REPUBLIKA.CO.ID Oleh: Rizky Jaramaya, Muhyiddin
Polemik daftar 200 mubaligh Kementerian Agama (Kemenag) sebetulnya tidak perlu terjadi. Masyarakat dinilai sudah cerdas dalam menentukan mubaligh yang memang berbobot, berkualitas, dan memiliki rekam jejak yang bagus secara keilmuan.
Anggota Dewan Perwakilan Daerah (DPD) Fahira Idris berpandangan masyarakat sudah mempunyai saringan sendiri untuk memilih mubaligh atau penceramah yang baik. Apalagi, iklim demokrasi di Indonesia menjamin hak warga negara untuk melakukan berbagai kegiatan kajian keagamaan, termasuk berhak menentukan siapa saja penceramah yang akan diundang.
Masyarakat atau kelompok pengajian pun, kata Fahira, pasti sudah mempunyai cara tersendiri, termasuk melihat rekam jejak seseorang sebelum memilih yang bersangkutan berceramah. “Bagi kita yang terbiasa aktif di pengajian pasti paham kalau masing-masing pengajian sudah mempunyai saringan sendiri dalam memilih penceramah. Kebijakan ini hanya rekomendasi, bukan kewajiban,” ujar Fahira, Selasa (22/5).
Ketua Komite III DPD yang membidangi persoalan keagamaan itu pun mengatakan di era teknologi informasi yang begitu pesat seperti sekarang ini masyarakat begitu mudah mencari rekam jejak seseorang. Kelompok pengajian atau kajian, organisasi, atau perkumpulan yang ingin mengadakan kajian agama pasti terlebih dahulu mencari referensi ke berbagai sumber.

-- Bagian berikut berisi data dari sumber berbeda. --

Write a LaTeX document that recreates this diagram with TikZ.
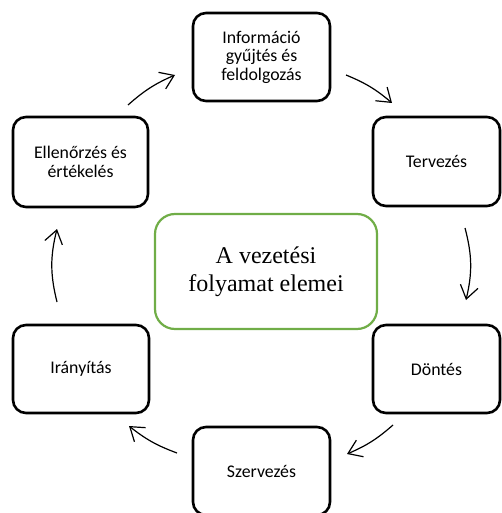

“Itu agar penceramah yang hadir bukan saja mempunyai kompetensi ilmu sesuai tema yang dibawakan, punya integrasi dan reputasi baik, tetapi juga tentunya cinta Tanah Air,” ujar Fahira.

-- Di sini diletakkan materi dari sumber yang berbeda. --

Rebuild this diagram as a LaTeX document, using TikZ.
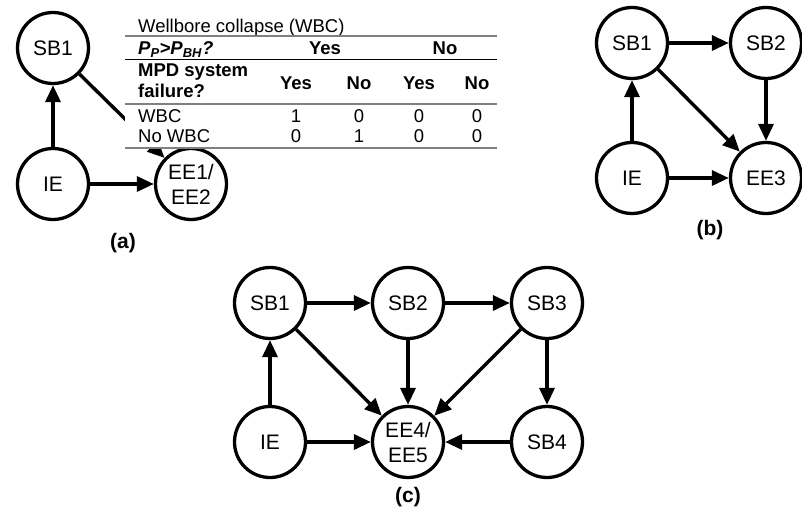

Fahira mengharapkan kebijakan daftar mubaligh tidak menjadi polemik yang berkepanjangan yang berpotensi mengganggu kekhusyukan umat beribadah puasa dan melakukan rutinitas pengajian selama Ramadhan. Jika Kemenag khawatir ada kelompok masyarakat yang salah atau keliru memilih penceramah, seharusnya cukup mengeluarkan kriteria-kreteria penceramah yang direkomendasikan untuk diundang.
“Bukan mengeluarkan daftar nama-nama mubaligh seperti yang saat ini menjadi polemik di publik,” kata Fahira.

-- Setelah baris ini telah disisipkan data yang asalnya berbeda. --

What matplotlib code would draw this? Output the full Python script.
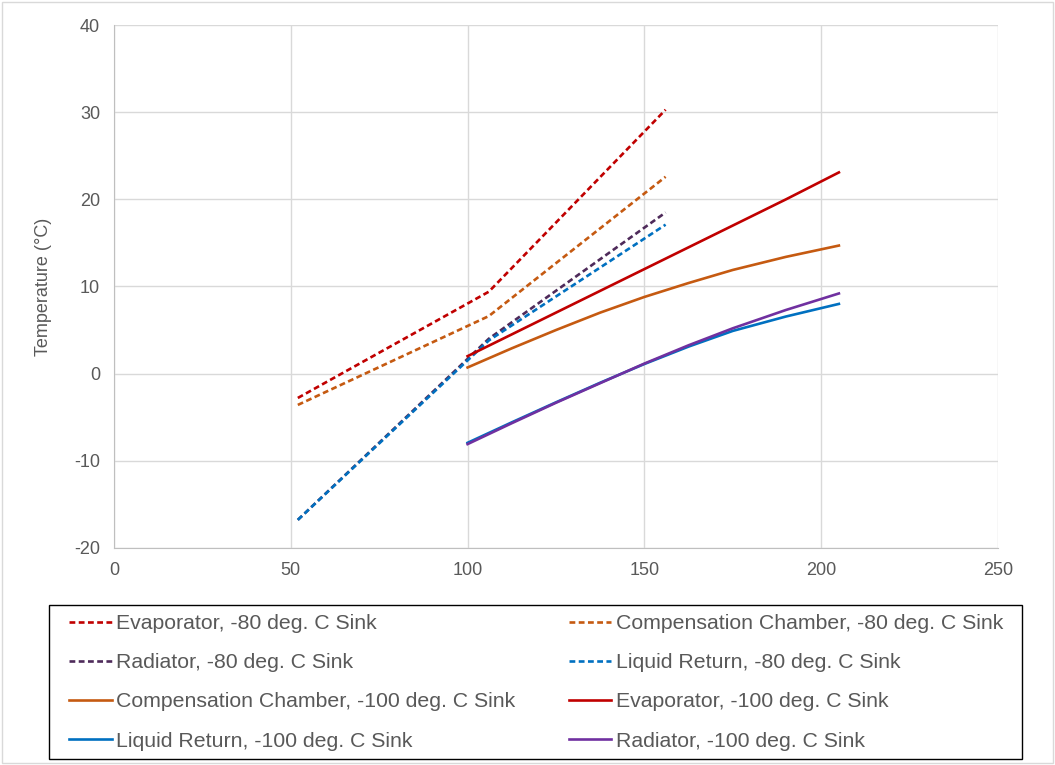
import matplotlib.pyplot as plt
from matplotlib.patches import Rectangle

# -80 deg. C sink (dashed)
x_80 = [52, 106, 156]
evap_80 = [-2.8, 9.4, 30.3]
comp_80 = [-3.6, 6.6, 22.6]
rad_80 = [-16.8, 4.0, 18.5]
liq_80 = [-16.8, 3.8, 17.1]

# -100 deg. C sink (solid)
x_100 = [100, 112.5, 125, 137.5, 150, 162.5, 175, 190, 205]
comp_100 = [0.7, 2.9, 5.0, 7.0, 8.8, 10.4, 11.9, 13.4, 14.7]
evap_100 = [2.0, 4.5, 7.0, 9.5, 12.0, 14.5, 17.0, 20.0, 23.1]
liq_100 = [-7.95, -5.6, -3.3, -1.05, 1.1, 3.1, 4.9, 6.55, 8.0]
rad_100 = [-8.1, -5.7, -3.35, -1.1, 1.15, 3.25, 5.2, 7.3, 9.2]

RED = "#C00000"
ORANGE = "#C55A11"
DARK_PURPLE = "#4E2A5A"
BLUE = "#0070C0"
PURPLE = "#7030A0"
GREY = "#595959"


def main():
    plt.rcParams["font.family"] = ["Liberation Sans", "DejaVu Sans"]
    plt.rcParams["axes.unicode_minus"] = False
    fig = plt.figure(figsize=(10.55, 7.65), dpi=100)
    ax = fig.add_axes([0.108, 0.284, 0.838, 0.683])

    dash = (0, (2.2, 1.3))
    lw = 1.9
    h = {}
    h["e80"], = ax.plot(x_80, evap_80, color=RED, lw=lw, ls=dash,
                        label="Evaporator, -80 deg. C Sink")
    h["c80"], = ax.plot(x_80, comp_80, color=ORANGE, lw=lw, ls=dash,
                        label="Compensation Chamber, -80 deg. C Sink")
    h["r80"], = ax.plot(x_80, rad_80, color=DARK_PURPLE, lw=lw, ls=dash,
                        label="Radiator, -80 deg. C Sink")
    h["l80"], = ax.plot(x_80, liq_80, color=BLUE, lw=lw, ls=dash,
                        label="Liquid Return, -80 deg. C Sink")
    h["c100"], = ax.plot(x_100, comp_100, color=ORANGE, lw=lw,
                         label="Compensation Chamber, -100 deg. C Sink")
    h["e100"], = ax.plot(x_100, evap_100, color=RED, lw=lw,
                         label="Evaporator, -100 deg. C Sink")
    h["l100"], = ax.plot(x_100, liq_100, color=BLUE, lw=lw,
                         label="Liquid Return, -100 deg. C Sink")
    h["r100"], = ax.plot(x_100, rad_100, color=PURPLE, lw=lw,
                         label="Radiator, -100 deg. C Sink")

    ax.set_xlim(0, 250)
    ax.set_ylim(-20, 40)
    ax.set_xticks(range(0, 251, 50))
    ax.set_yticks(range(-20, 41, 10))
    ax.grid(True, color="#D9D9D9", lw=1)
    ax.set_axisbelow(True)
    for side in ["top", "right"]:
        ax.spines[side].set_visible(False)
    for side in ["left", "bottom"]:
        ax.spines[side].set_color("#BFBFBF")
    ax.tick_params(length=0, labelsize=13, colors=GREY, pad=10)
    ax.set_ylabel("Temperature (°C)", fontsize=13, color=GREY, labelpad=16)

    # column-wise order for a row-wise legend
    order = ["e80", "r80", "c100", "l100", "c80", "l80", "e100", "r100"]
    handles = [h[k] for k in order]
    W, H = 1055, 765
    leg = fig.legend(handles, [x.get_label() for x in handles],
                     loc="upper left", ncol=2, mode="expand",
                     bbox_to_anchor=(69 / W, 1 - 614 / H, 934 / W, 0),
                     bbox_transform=fig.transFigure, fontsize=15.3,
                     frameon=False, handlelength=2.0,
                     handletextpad=0.2, labelspacing=0.95, borderaxespad=0,
                     borderpad=0)
    for t in leg.get_texts():
        t.set_color(GREY)

    # legend border
    fig.patches.append(Rectangle((49 / W, 1 - 759 / H), 973 / W, 154 / H,
                                 transform=fig.transFigure, fill=False,
                                 edgecolor="black", lw=1))
    # chart area border
    fig.patches.append(Rectangle((0.002, 0.002), 0.996, 0.996,
                                 transform=fig.transFigure, fill=False,
                                 edgecolor="#D9D9D9", lw=1))
    fig.savefig("out.png", dpi=100)


if __name__ == "__main__":
    main()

Arti penting peran publik dalam memilah mubaligh pun disampaikan politisi PPP. Sekjen PPP Arsul Sani mengungkapkan kebijakan yang sifatnya sensitif seperti daftar mubaligh ini seharusnya tidak langsung dirilis.
Daftar itu sebaiknya lebih dahulu dikonsultasikan ke publik untuk meminta masukan. Setelah ada ruang konsultasi publik yang cukup, baru kemudian diputuskan," kata Arsul.